Title II’s most ardent fans are some of the biggest tech companies in the country, if not the world: Apple, Google, Facebook, Amazon, and Netflix. All of them have nothing to fear from Title II because they are exempt. So, the tech giants’ Title II fervor doesn’t merit serious consideration because it is so obviously rooted in naked self-interest in addition to being arrogantly dismissive of the financial harm to Shentel’s business and the quality of broadband infrastructure in rural America.
Thus, Shentel supports FCC Chairman Ajit Pai in his effort to restore Internet freedom by reversing the agency’s misguided adoption of heavy-handed Internet regulation that it applied exclusively to ISPs. The sooner lopsided Title II regulations are deep-sixed, the better off the whole broadband economy will be. Those who have based their support for Title II by relying on their self-created myths about Shentel’s business conduct will quickly be proven wrong.

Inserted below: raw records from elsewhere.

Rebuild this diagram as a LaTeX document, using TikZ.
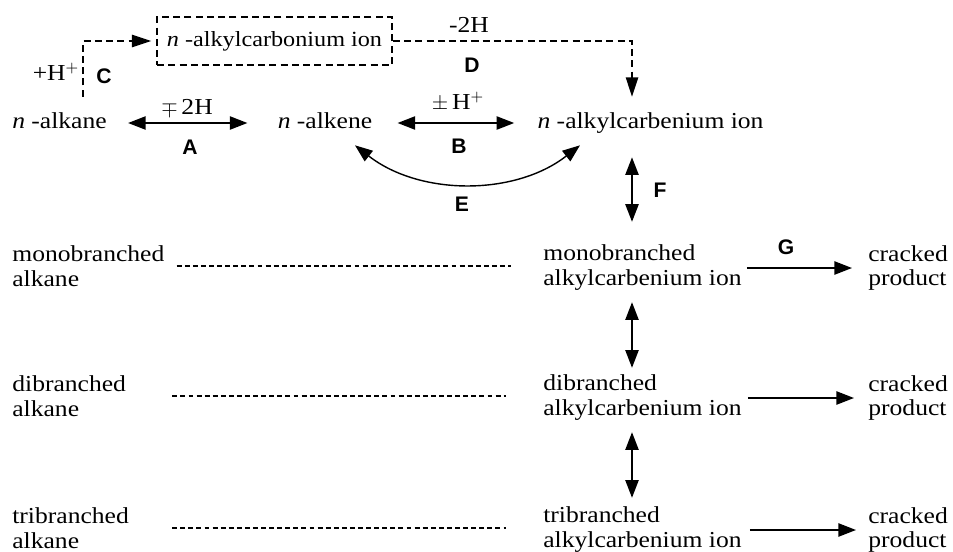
\documentclass[tikz,border=0pt]{standalone}
\usepackage{fontspec}
\setmainfont{Liberation Serif}[FakeStretch=1.12]
\newfontfamily\lblfont{Liberation Sans}
\usetikzlibrary{arrows.meta}

\tikzset{
  chem/.style={font=\fontsize{13}{14.2}\selectfont, inner sep=0pt,
    text height=9pt, text depth=2.9pt},
  chemtwo/.style={font=\fontsize{13}{14.2}\selectfont, inner sep=0pt,
    align=left, anchor=west},
  tag/.style={font={\lblfont\bfseries\fontsize{12}{12}\selectfont}, inner sep=0pt},
  cond/.style={font=\fontsize{13}{13}\selectfont, inner sep=0pt},
  solidtip/.style={-{Triangle[length=10pt,width=7.5pt]}, line width=1pt},
  biarrow/.style={{Triangle[length=10pt,width=7.5pt]}-{Triangle[length=10pt,width=7.5pt]}, line width=1pt},
  dasharrow/.style={-{Triangle[length=11pt,width=7pt]}, line width=0.9pt,
    dash pattern=on 4pt off 2.4pt},
  dashlink/.style={line width=0.85pt, dash pattern=on 2.8pt off 1.8pt},
  dashbox/.style={draw, line width=0.9pt, dash pattern=on 4pt off 2.4pt,
    minimum width=4.7cm, minimum height=0.96cm, inner sep=0pt,
    font=\fontsize{12.3}{13}\selectfont},
}

\begin{document}
\begin{tikzpicture}[x=0.02cm, y=-0.02cm]
\useasboundingbox (0,0) rectangle (953,551);

% column positions of the vertical connectors
\coordinate (cx) at (83,0);
\coordinate (colx) at (632,0);

% top row
\node[chem] (alkane) at (59.5,123) {\textit{n} -alkane};
\node[chem] (alkene) at (325,123) {\textit{n} -alkene};
\node[chem] (carb) at (650.5,123) {\textit{n} -alkylcarbenium ion};
\node[dashbox] (carbonium) at (274.5,41) {\textit{n} -alkylcarbonium ion};

% branched alkanes
\node[chemtwo] (alk1) at (12,266) {monobranched\\alkane};
\node[chemtwo] (alk2) at (12,396) {dibranched\\alkane};
\node[chemtwo] (alk3) at (12,528) {tribranched\\alkane};

% branched carbenium ions
\node[chemtwo] (ion1) at (543,268) {monobranched\\alkylcarbenium ion};
\node[chemtwo] (ion2) at (543,398) {dibranched\\alkylcarbenium ion};
\node[chemtwo] (ion3) at (543,530) {tribranched\\alkylcarbenium ion};

% cracked products
\node[chemtwo] (crk1) at (868,268) {cracked\\product};
\node[chemtwo] (crk2) at (868,398) {cracked\\product};
\node[chemtwo] (crk3) at (868,530) {cracked\\product};

% reaction conditions and step letters
\node[cond] (condA) at (187,108) {$\mp$\,2H};
\node[tag] (tagA) at (190,147) {A};
\node[cond] (condB) at (458,102) {$\pm$\,H$^{+}$};
\node[tag] (tagB) at (459,146) {B};
\node[cond] (condC) at (56,72) {+H$^{+}$};
\node[tag] (tagC) at (104,76) {C};
\node[cond] (condD) at (469,25) {-2H};
\node[tag] (tagD) at (472,65) {D};
\node[tag] (tagE) at (462,204) {E};
\node[tag] (tagF) at (660,190) {F};
\node[tag] (tagG) at (786,247) {G};

% A and B: reversible steps
\draw[biarrow, shorten <=0.42cm, shorten >=0.6cm] (alkane.east) -- (alkene.west);
\draw[biarrow, shorten <=0.5cm, shorten >=0.46cm] (alkene.east) -- (carb.west);

% C and D: route through the carbonium ion
\draw[dasharrow, shorten <=0.31cm, shorten >=0.1cm] (alkane.north -| cx) |- (carbonium.west);
\draw[dasharrow, shorten >=0.31cm] (carbonium.east) -| (carb.north -| colx);

% E: curved exchange between alkene and carbenium ion
\draw[biarrow, line width=0.8pt]
  ([xshift=0.6cm,yshift=-0.23cm]alkene.south)
  .. controls (420,196) and (515,196) ..
  ([xshift=-1.41cm,yshift=-0.23cm]carb.south);

% F and the branching ladder
\draw[biarrow, shorten <=0.47cm, shorten >=0.46cm] (carb.south -| colx) -- (ion1.north -| colx);
\draw[biarrow, line width=0.8pt, shorten <=0.22cm, shorten >=0.14cm] (ion1.south -| colx) -- (ion2.north -| colx);
\draw[biarrow, line width=0.8pt, shorten <=0.22cm, shorten >=0.18cm] (ion2.south -| colx) -- (ion3.north -| colx);

% G: cracking
\draw[solidtip, shorten <=0.1cm, shorten >=0.32cm] (ion1.east) -- (crk1.west);
\draw[solidtip, shorten <=0.12cm, shorten >=0.28cm] (ion2.east) -- (crk2.west);
\draw[solidtip, shorten <=0.16cm, shorten >=0.24cm] (ion3.east) -- (crk3.west);

% equilibrium links between alkanes and ions
\draw[dashlink, shorten <=0.24cm, shorten >=0.64cm] (alk1.east) -- (ion1.west |- alk1.east);
\draw[dashlink, shorten <=0.92cm, shorten >=0.74cm] (alk2.east) -- (ion2.west |- alk2.east);
\draw[dashlink, shorten <=0.86cm, shorten >=0.74cm] (alk3.east) -- (ion3.west |- alk3.east);
\end{tikzpicture}
\end{document}
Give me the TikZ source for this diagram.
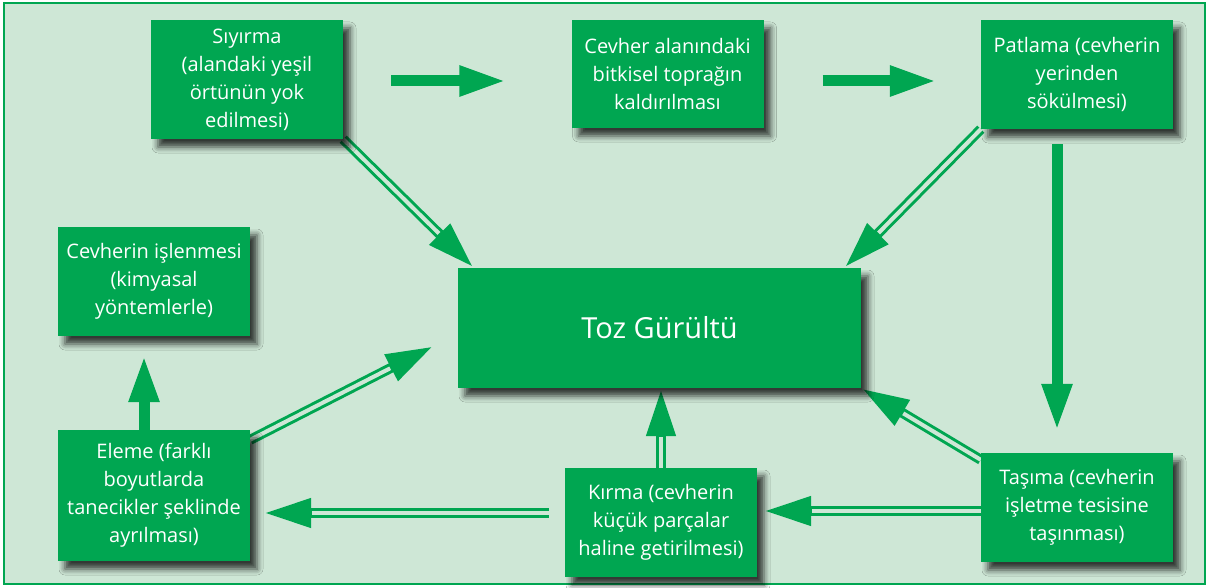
\documentclass[tikz,border=0pt]{standalone}
\usepackage{fontspec}
\setmainfont{Open Sans}
\usepackage{tikz}
\usetikzlibrary{positioning,arrows.meta,calc,backgrounds,shadows.blur}
\definecolor{yesil}{HTML}{00A651}
\definecolor{zemin}{HTML}{CEE7D6}
\tikzset{
  kutu/.style={fill=yesil,text=white,align=center,inner sep=0pt,minimum width=192pt,minimum height=109pt,font=\fontsize{20}{28}\selectfont,
    blur shadow={shadow xshift=7pt,shadow yshift=-8pt,shadow blur radius=6pt,shadow opacity=75}},
  kalin/.style={draw=yesil,line width=11pt,-{Triangle[length=47pt,width=28pt]}},
  cift/.style={draw=yesil,line width=10pt,-{Triangle[length=48pt,width=27pt]},shorten >=#1,
    postaction={draw=zemin,line width=4pt,shorten >=#1+49pt,-}},
  cift/.default=0pt,
}
\begin{document}
\begin{tikzpicture}[x=1pt,y=-1pt]
  \useasboundingbox (0,0) rectangle (1208,588);
  % kutular
  \node[kutu,minimum height=119pt] (siyirma) at (247,79.5) {S\i y\i rma\\(alandaki yeşil\\örtünün yok\\edilmesi)};
  \node[kutu,minimum height=108pt] (bitki) at (667.5,74) {Cevher alanındaki\\bitkisel toprağın\\kaldırılması};
  \node[kutu] (patlama) at (1077,74.5) {Patlama (cevherin\\yerinden\\sökülmesi)};
  \node[kutu] (islenme) at (154,281.5) {Cevherin işlenmesi\\(kimyasal\\yöntemlerle)};
  \node[kutu,minimum width=403pt,minimum height=120pt,font=\fontsize{29}{34}\selectfont] (toz) at (659.5,328) {Toz Gürültü};
  \node[kutu,minimum height=131pt] (eleme) at (154,495.5) {Eleme (farklı\\boyutlarda\\tanecikler şeklinde\\ayrılması)};
  \node[kutu] (kirma) at (661,522.5) {Kırma (cevherin\\küçük parçalar\\haline getirilmesi)};
  \node[kutu] (tasima) at (1077,507.5) {Taşıma (cevherin\\işletme tesisine\\taşınması)};
  \coordinate (elemeucu) at ($(toz.west)+(-24,18)$);
  \begin{scope}[on background layer]
    \fill[white] (0,0) rectangle (1208,588);
    \draw[yesil,line width=1.2pt,fill=zemin] (4,3) rectangle (1205,584);
    % dolu oklar
    \draw[kalin,shorten <=48pt,shorten >=65pt] ([yshift=-1.5pt]siyirma.east) -- ([yshift=-1.5pt]siyirma.east -| bitki.west);
    \draw[kalin,shorten <=59pt,shorten >=44pt] ([yshift=-7pt]bitki.east) -- ([yshift=-7pt]bitki.east -| patlama.west);
    \draw[kalin,shorten <=15pt,shorten >=22pt] ([xshift=-20pt]patlama.south) -- ([xshift=-20pt]patlama.south |- tasima.north);
    \draw[kalin,shorten >=19pt] ([xshift=-10pt]eleme.north) -- ([xshift=-10pt]eleme.north |- islenme.south);
    % cift cizgili oklar
    \draw[cift] (siyirma.south east) -- ([xshift=16pt]toz.north west);
    \draw[cift] (patlama.south west) -- ([xshift=-17pt]toz.north east);
    \draw[cift] ([yshift=-10pt]eleme.north east) -- (elemeucu);
    \draw[cift] ([yshift=-7pt]tasima.north west) -- (toz.south east);
    \draw[cift] (kirma.north) -- (kirma.north |- toz.south);
    \draw[cift=6pt] ([yshift=-3.5pt]tasima.west) -- ([yshift=-3.5pt]tasima.west -| kirma.east);
    \draw[cift=13pt,shorten <=16pt] ([yshift=9.5pt]kirma.west) -- ([yshift=9.5pt]kirma.west -| eleme.east);
  \end{scope}
\end{tikzpicture}
\end{document}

Founded 115 years ago, Shentel is a rural provider focused today on delivering voice, video and broadband Internet over both cable and telephone plant in portions of Virginia, West Virginia, and western Maryland.
Shentel serves a lot of very small and remote communities such as Rural Retreat and Farmville, Virginia, with at most only a few thousand households, and also serves economically depressed areas such as McDowell County, W. Va., the second poorest county in the nation.
Shentel has about 51,000 cable broadband Internet subscribers. The notion that my company is a threat to the open Internet — justifying the manacles of Title II – is absurd. Shentel does not block, throttle or discriminate in our handing of Internet traffic. Our broadband Internet access service grants our customers the capability to freely access all lawful content, applications and services on the Internet, generate and transform content at their request, exchange packets with other Internet users and service providers, and run a variety of applications including but not limited to e-mail, web browsing, audio streaming, video streaming, and file sharing.
At Shentel, we appreciate that Chairman Pai understands our concerns. Removing the overhang of Title II regulatory uncertainty will remove the hesitation we have felt in moving ahead with offering consumers innovative new features and services and improving our existing service offerings. It will allow us to focus more fully on increasing broadband deployment in hard-to-serve rural areas and devote scarce resources on finding ways to incent broadband adoption by households lacking Internet access today, rather than spending our limited time and financial resources on backward-looking Title II compliance efforts.